Two days ago we reported that the County will soon vote on whether to issue $188 million in certificates of obligation without voter approval and place a $294 million general obligation bond on the ballot in November, more than tripling the County’s debt servicing obligations and raising our property tax by more than three cents per $100 of valuation.

The County will also vote on whether to place a $396.6 million general obligation bond on the ballot in support of University Medical Center. On July 9, the UMC Board of Managers voted unanimously to request that the County place the bond on the ballot, with CFO Michael Nuñez affirming that it would increase our property tax by approximately four cents per $100 of valuation.

Of course, UMC recently tried to ram through a $346 million certificate of obligation but was stopped cold in September 2022 by a successful petition drive by the Libre Initiative that gathered more than 35,000 signatures in opposition.

Between the County and UMC debt issuances, our property tax would increase an average of about 7 cents over the life of the bonds, translating into $140 per year for a home assessed at $200,000.

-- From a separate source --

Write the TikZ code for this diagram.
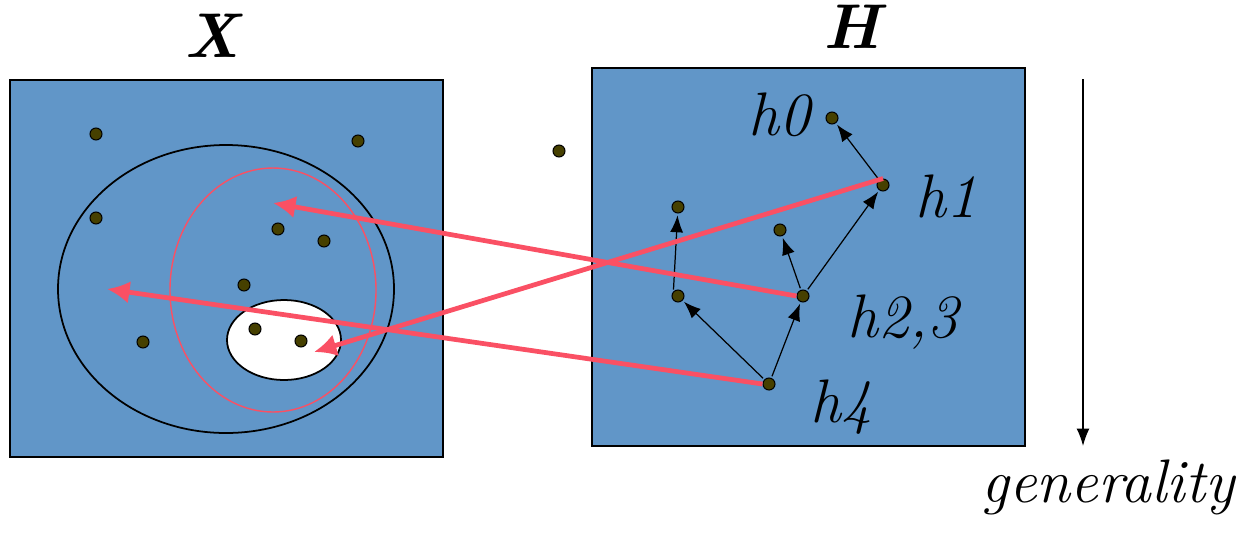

Furthermore, the County and UMC would be on the hook for more than $1.6 BILLION in principle and interest, amortized over the next quarter-century.

While our City focuses on restraining spending and preventing a tax increase, the County Commissioners Court (with the exception of Commissioner Holguin) is on a spending binge for the record books and has no problem with taxing El Pasoans out of their homes and chasing businesses out of our region.

We have every expectation that they will support these debt issuances without even blinking.

Of course, they won’t struggle financially like most of the rest of us since they voted themselves three double-digit pay increases since 2016 and are now paid executive salaries.